Data is a great story teller. Hiding in the numbers are answers to found, and secrets to be revealed. But while data rarely lies, it can sometimes be all to easy to jump to the wrong conclusions when looking for a pattern.
Eric Siegel, author of Predictive Analytics: The Power to Predict Who Will Click, Buy, Lie, or Die (Revised and Updated Edition, Wiley, January 2016) published an interesting post about successfully finding correlations.
He starts with a simple statement: according to Harvard University, skipping breakfast is related to heart disease, and explores how such attention grabbing headlines can easily, yet inaccurately, be inferred from data.
Sure, skipping breakfast in itself may not lead to heart disease, despite what the data suggests. But look a little deeper, and it makes more sense. Skipping breakfast could be the sign of a certain type of lifestyle – busy, stressful, lazy, all lifestyles which also increase the likelihood that fast food or processed foods feature heavily in someone’s diet., and possibly a regular alcoholic drink or two to combat the stress and help unwind.
In fact, Harvard University also reported that study participants who skipped breakfast, were more likely to drink alcohol, smoke and take less exercise, than those who regularly ate breakfast.
So you see, the suggestion that ‘skipping breakfast causes heart disease , while an over-claim, does present an interesting sign-post to where the truth lies. It’s something to consider when looking at data: correlation doesn’t imply causation, but it can be a good place to start looking for it.
Tyler Vigen, author of Spurious Correlation (Hachette Books, May 2015), gives many examples that highlight the dangers of inferred causation from data.
Here are a couple of even more surprising correlations than our breakfast anecdote. Below is a chart of per capita cheese consumption in the United States from 2000 to 2009.
You’ll see there is a 94.71% correlation between the the number of people who ate cheese, and those who somehow became tangled in their bedsheets and died.
So, based on the statistics, would you say that eating cheese causes death by bedsheets? Of course not. It’s a prime example of why correlation does not imply causation.
Likewise, let’s take at the risks involved in consuming another dietary staple, margarine. According to the chart below, eating margarine has a 99.22% correlation with the divorce rate in Maine. If you believed in the correlation, then an abstinence of margarine, while making for dry toast, would also make for a long and healthy marriage.
Interestingly, it can be easy to see a connection, even when there isn’t necessarily one. A 98% statistical correlation between per capita corn syrup consumption in the US and pedestrian fatalities on the nation’s roads is clearly co-incidence. But if the same statistic were true of vodka, or beer, would you say there was a correlation?
Finally, let’s identify some date that offers an even more tempting conclusion to jump to.
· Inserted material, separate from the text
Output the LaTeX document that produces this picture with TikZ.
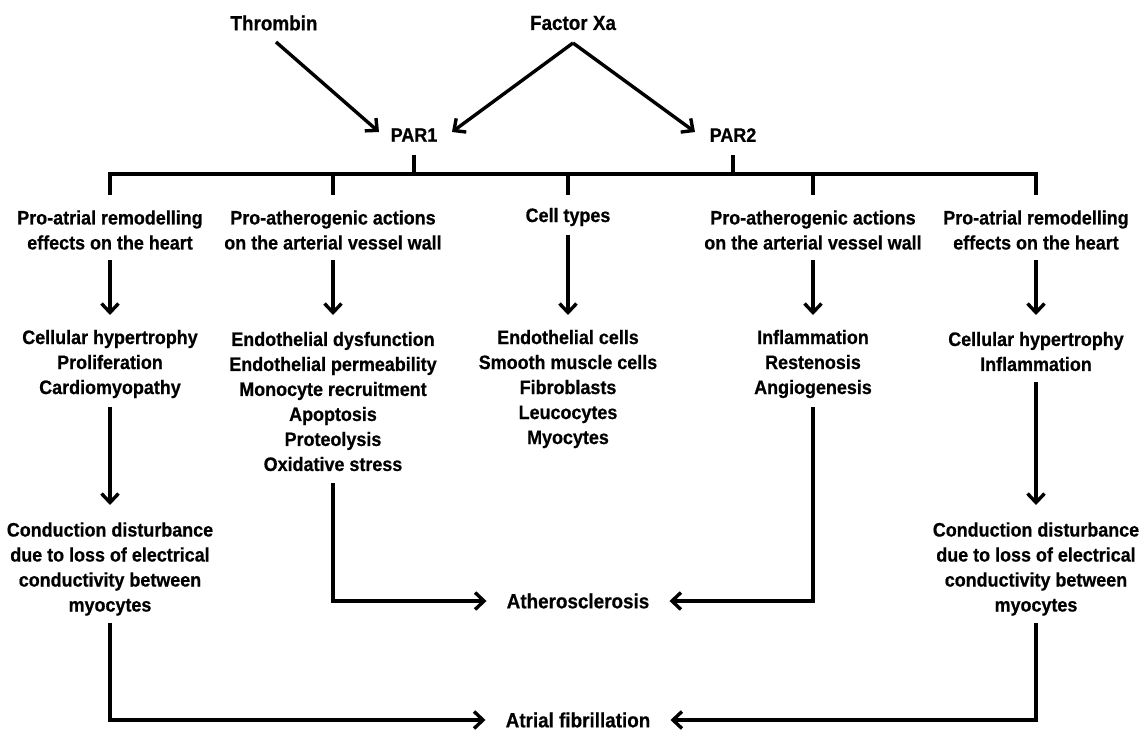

If you’re an avid internet addict, you may well have come across ‘Pastafarians’, the cult-like individuals (of questionable sanity) who believe the universe was created by a “Flying Spaghetti Monster” and that global warming is a consequence of the “shrinking numbers of pirates since the 1800s” . This statement supports the Pastafarian belief that pirates are good divinities, of course.
Their founder, Bobby Henderson, shown the evidence of his statement with a graph like this:
Of course, if you believed in every correlation, the graph presents a foregone conclusion. Joking aside, these examples serve as important reminders. No matter how good your data, or how much you want something to be true (Leonardo DiCaprio achieving his sustainability goals by donning an eye-patch and training a parrot does have certain appeal), correlation simply does not imply causation. Unless you’re a Pastafarian, in which case, good luck to you.